● DATASET CONTENT
● ● ● ● ●

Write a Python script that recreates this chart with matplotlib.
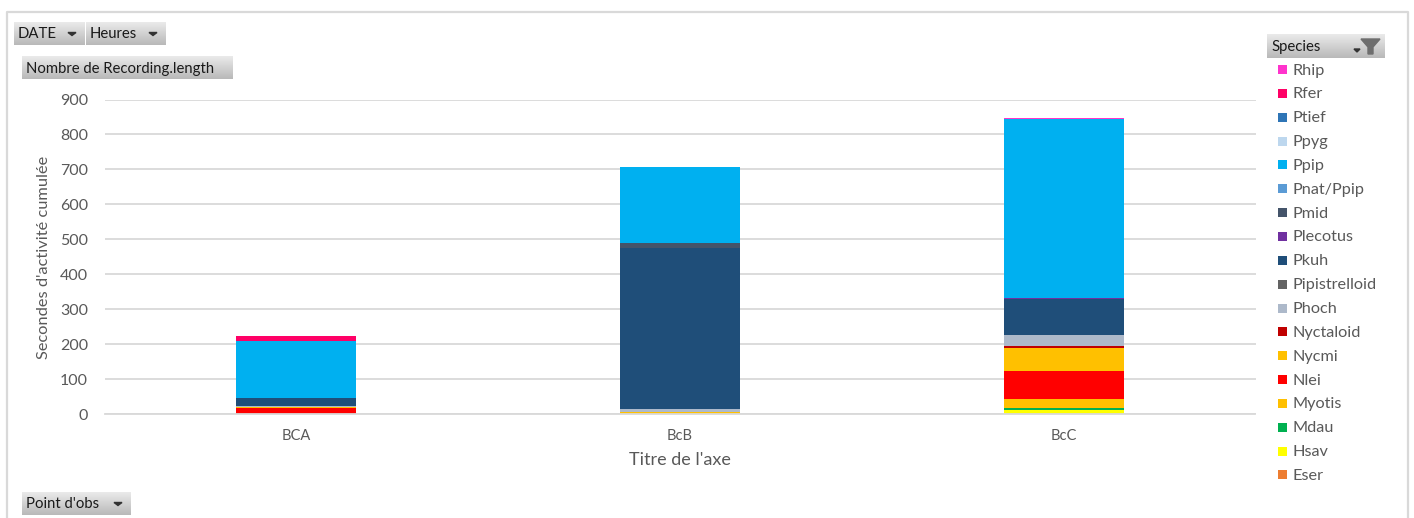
# -*- coding: utf-8 -*-
# stacked pivot chart: cumulated activity per observation point and species
import numpy as np
import matplotlib
matplotlib.use('Agg')
import matplotlib.pyplot as plt
from matplotlib.patches import Rectangle, Polygon

plt.rcParams['font.family'] = ['Lato', 'DejaVu Sans']

W, H = 1414, 518

points = ['BCA', 'BcB', 'BcC']
yticks = [0, 100, 200, 300, 400, 500, 600, 700, 800, 900]

# bottom to top of the stack
species = ['Eser', 'Hsav', 'Mdau', 'Myotis', 'Nlei', 'Nycmi', 'Nyctaloid', 'Phoch', 'Pipistrelloid',
           'Pkuh', 'Plecotus', 'Pmid', 'Pnat/Ppip', 'Ppip', 'Ppyg', 'Ptief', 'Rfer', 'Rhip']
colors = ['#ED7D31', '#FFFF00', '#00B050', '#FFC000', '#FF0000', '#FFC000', '#C00000', '#ADB9CA', '#636363',
          '#1F4E79', '#7030A0', '#44546A', '#5B9BD5', '#00B0F0', '#BDD7EE', '#2E75B6', '#FF0066', '#FF33CC']

eser = [0, 0, 0]
hsav = [0, 0, 11]
mdau = [0, 0, 5]
myotis = [0, 7, 28]
nlei = [16, 0, 78]
nycmi = [4, 0, 67]
nyctaloid = [0, 0, 7]
phoch = [3, 7, 29]
pipistrelloid = [0, 0, 0]
pkuh = [23, 462, 103]
plecotus = [0, 0, 3]
pmid = [0, 13, 0]
pnat_ppip = [0, 0, 0]
ppip = [163, 218, 513]
ppyg = [0, 0, 0]
ptief = [0, 0, 0]
rfer = [14, 0, 0]
rhip = [0, 0, 3]

series = [eser, hsav, mdau, myotis, nlei, nycmi, nyctaloid, phoch, pipistrelloid,
          pkuh, plecotus, pmid, pnat_ppip, ppip, ppyg, ptief, rfer, rhip]

text_col = '#595959'
grid_col = '#D9D9D9'

fig = plt.figure(figsize=(W / 100, H / 100), dpi=100, facecolor='white')

# main chart
ax = fig.add_axes([104.5 / W, 1 - 414 / H, (1255.5 - 104.5) / W, (414 - 99.5) / H])
x = np.arange(len(points))
bottom = np.zeros(len(points))
for name, col, vals in zip(species, colors, series):
    ax.bar(x, vals, 0.3125, bottom=bottom, color=col, label=name, zorder=3)
    bottom = bottom + np.array(vals)

ax.set_xlim(-0.5, 2.5)
ax.set_ylim(0, 900)
ax.set_xticks(x)
ax.set_xticklabels(points, color=text_col, fontsize=10.5)
ax.set_yticks(yticks)
ax.tick_params(axis='y', length=0, pad=12, labelsize=11.5, labelcolor=text_col)
ax.tick_params(axis='x', length=0, pad=11)
ax.grid(axis='y', color=grid_col, linewidth=1.3, zorder=0)
ax.set_axisbelow(True)
for s in ['top', 'left', 'right']:
    ax.spines[s].set_visible(False)
ax.spines['bottom'].set_color(grid_col)
ax.spines['bottom'].set_linewidth(1.3)
ax.spines['bottom'].set_zorder(4)

# everything around the chart, in pixel coordinates
ov = fig.add_axes([0, 0, 1, 1], facecolor='none')
ov.set_xlim(0, W)
ov.set_ylim(H, 0)
ov.axis('off')

ov.text(44, 257, "Secondes d'activité cumulée", rotation=90, ha='center', va='center',
        color=text_col, fontsize=11.8)
ov.text(680, 460, "Titre de l'axe", ha='center', va='center', color=text_col, fontsize=13)

# frame of the pivot chart
ov.plot([6.5, 6.5, 1408, 1408], [H, 11.5, 11.5, H], color='#D9D9D9', linewidth=1.6)

gradient = np.linspace(0, 1, 32).reshape(-1, 1)
button_cmap = matplotlib.colors.LinearSegmentedColormap.from_list('btn', ['#EAEAEA', '#B9B9B9'])


def button(x0, x1, y0, y1, label, arrow_x=None):
    ov.imshow(gradient, extent=[x0, x1, y1, y0], cmap=button_cmap, aspect='auto', zorder=2)
    ym = (y0 + y1) / 2
    ov.text(x0 + 4, ym + 1, label, ha='left', va='center', color='#1A1A1A', fontsize=10.7, zorder=3)
    if arrow_x is not None:
        ov.add_patch(Polygon([[arrow_x - 4, ym - 1], [arrow_x + 4, ym - 1], [arrow_x, ym + 2]],
                             color='#333333', zorder=3))


button(14, 85, 22, 45, 'DATE', 72)
button(86, 166, 22, 45, 'Heures', 153)
button(22, 233, 56, 79, 'Nombre de Recording.length')
button(22, 131, 492, 515, "Point d'obs", 118)
button(1267, 1385, 34, 58, 'Species')

# small arrow and filter icon on the species button
ov.add_patch(Polygon([[1354, 49], [1360, 49], [1357, 52]], color='#333333', zorder=3))
ov.add_patch(Polygon([[1361, 39], [1380, 39], [1373, 47], [1373, 54], [1368, 54], [1368, 47]],
                     color='#6E6E6E', zorder=3))

# legend, top of the stack first
for i, (name, col) in enumerate(zip(species[::-1], colors[::-1])):
    y = 69.5 + i * 23.85
    ov.add_patch(Rectangle((1278, y - 4.5), 9, 9, facecolor=col, edgecolor='none', zorder=3))
    ov.text(1293, y + 1, name, ha='left', va='center', color=text_col, fontsize=11.7)

ov.set_xlim(0, W)
ov.set_ylim(H, 0)

fig.savefig('out.png', dpi=100)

● ● ● ● ●

● EXERCISE TASK
Reproduce all of the data exactly; the pictures do not belong in the copy.

● TASK OUTPUT
Write a Python script that recreates this chart with matplotlib.
# -*- coding: utf-8 -*-
# stacked pivot chart: cumulated activity per observation point and species
import numpy as np
import matplotlib
matplotlib.use('Agg')
import matplotlib.pyplot as plt
from matplotlib.patches import Rectangle, Polygon

plt.rcParams['font.family'] = ['Lato', 'DejaVu Sans']

W, H = 1414, 518

points = ['BCA', 'BcB', 'BcC']
yticks = [0, 100, 200, 300, 400, 500, 600, 700, 800, 900]

# bottom to top of the stack
species = ['Eser', 'Hsav', 'Mdau', 'Myotis', 'Nlei', 'Nycmi', 'Nyctaloid', 'Phoch', 'Pipistrelloid',
           'Pkuh', 'Plecotus', 'Pmid', 'Pnat/Ppip', 'Ppip', 'Ppyg', 'Ptief', 'Rfer', 'Rhip']
colors = ['#ED7D31', '#FFFF00', '#00B050', '#FFC000', '#FF0000', '#FFC000', '#C00000', '#ADB9CA', '#636363',
          '#1F4E79', '#7030A0', '#44546A', '#5B9BD5', '#00B0F0', '#BDD7EE', '#2E75B6', '#FF0066', '#FF33CC']

eser = [0, 0, 0]
hsav = [0, 0, 11]
mdau = [0, 0, 5]
myotis = [0, 7, 28]
nlei = [16, 0, 78]
nycmi = [4, 0, 67]
nyctaloid = [0, 0, 7]
phoch = [3, 7, 29]
pipistrelloid = [0, 0, 0]
pkuh = [23, 462, 103]
plecotus = [0, 0, 3]
pmid = [0, 13, 0]
pnat_ppip = [0, 0, 0]
ppip = [163, 218, 513]
ppyg = [0, 0, 0]
ptief = [0, 0, 0]
rfer = [14, 0, 0]
rhip = [0, 0, 3]

series = [eser, hsav, mdau, myotis, nlei, nycmi, nyctaloid, phoch, pipistrelloid,
          pkuh, plecotus, pmid, pnat_ppip, ppip, ppyg, ptief, rfer, rhip]

text_col = '#595959'
grid_col = '#D9D9D9'

fig = plt.figure(figsize=(W / 100, H / 100), dpi=100, facecolor='white')

# main chart
ax = fig.add_axes([104.5 / W, 1 - 414 / H, (1255.5 - 104.5) / W, (414 - 99.5) / H])
x = np.arange(len(points))
bottom = np.zeros(len(points))
for name, col, vals in zip(species, colors, series):
    ax.bar(x, vals, 0.3125, bottom=bottom, color=col, label=name, zorder=3)
    bottom = bottom + np.array(vals)

ax.set_xlim(-0.5, 2.5)
ax.set_ylim(0, 900)
ax.set_xticks(x)
ax.set_xticklabels(points, color=text_col, fontsize=10.5)
ax.set_yticks(yticks)
ax.tick_params(axis='y', length=0, pad=12, labelsize=11.5, labelcolor=text_col)
ax.tick_params(axis='x', length=0, pad=11)
ax.grid(axis='y', color=grid_col, linewidth=1.3, zorder=0)
ax.set_axisbelow(True)
for s in ['top', 'left', 'right']:
    ax.spines[s].set_visible(False)
ax.spines['bottom'].set_color(grid_col)
ax.spines['bottom'].set_linewidth(1.3)
ax.spines['bottom'].set_zorder(4)

# everything around the chart, in pixel coordinates
ov = fig.add_axes([0, 0, 1, 1], facecolor='none')
ov.set_xlim(0, W)
ov.set_ylim(H, 0)
ov.axis('off')

ov.text(44, 257, "Secondes d'activité cumulée", rotation=90, ha='center', va='center',
        color=text_col, fontsize=11.8)
ov.text(680, 460, "Titre de l'axe", ha='center', va='center', color=text_col, fontsize=13)

# frame of the pivot chart
ov.plot([6.5, 6.5, 1408, 1408], [H, 11.5, 11.5, H], color='#D9D9D9', linewidth=1.6)

gradient = np.linspace(0, 1, 32).reshape(-1, 1)
button_cmap = matplotlib.colors.LinearSegmentedColormap.from_list('btn', ['#EAEAEA', '#B9B9B9'])


def button(x0, x1, y0, y1, label, arrow_x=None):
    ov.imshow(gradient, extent=[x0, x1, y1, y0], cmap=button_cmap, aspect='auto', zorder=2)
    ym = (y0 + y1) / 2
    ov.text(x0 + 4, ym + 1, label, ha='left', va='center', color='#1A1A1A', fontsize=10.7, zorder=3)
    if arrow_x is not None:
        ov.add_patch(Polygon([[arrow_x - 4, ym - 1], [arrow_x + 4, ym - 1], [arrow_x, ym + 2]],
                             color='#333333', zorder=3))


button(14, 85, 22, 45, 'DATE', 72)
button(86, 166, 22, 45, 'Heures', 153)
button(22, 233, 56, 79, 'Nombre de Recording.length')
button(22, 131, 492, 515, "Point d'obs", 118)
button(1267, 1385, 34, 58, 'Species')

# small arrow and filter icon on the species button
ov.add_patch(Polygon([[1354, 49], [1360, 49], [1357, 52]], color='#333333', zorder=3))
ov.add_patch(Polygon([[1361, 39], [1380, 39], [1373, 47], [1373, 54], [1368, 54], [1368, 47]],
                     color='#6E6E6E', zorder=3))

# legend, top of the stack first
for i, (name, col) in enumerate(zip(species[::-1], colors[::-1])):
    y = 69.5 + i * 23.85
    ov.add_patch(Rectangle((1278, y - 4.5), 9, 9, facecolor=col, edgecolor='none', zorder=3))
    ov.text(1293, y + 1, name, ha='left', va='center', color=text_col, fontsize=11.7)

ov.set_xlim(0, W)
ov.set_ylim(H, 0)

fig.savefig('out.png', dpi=100)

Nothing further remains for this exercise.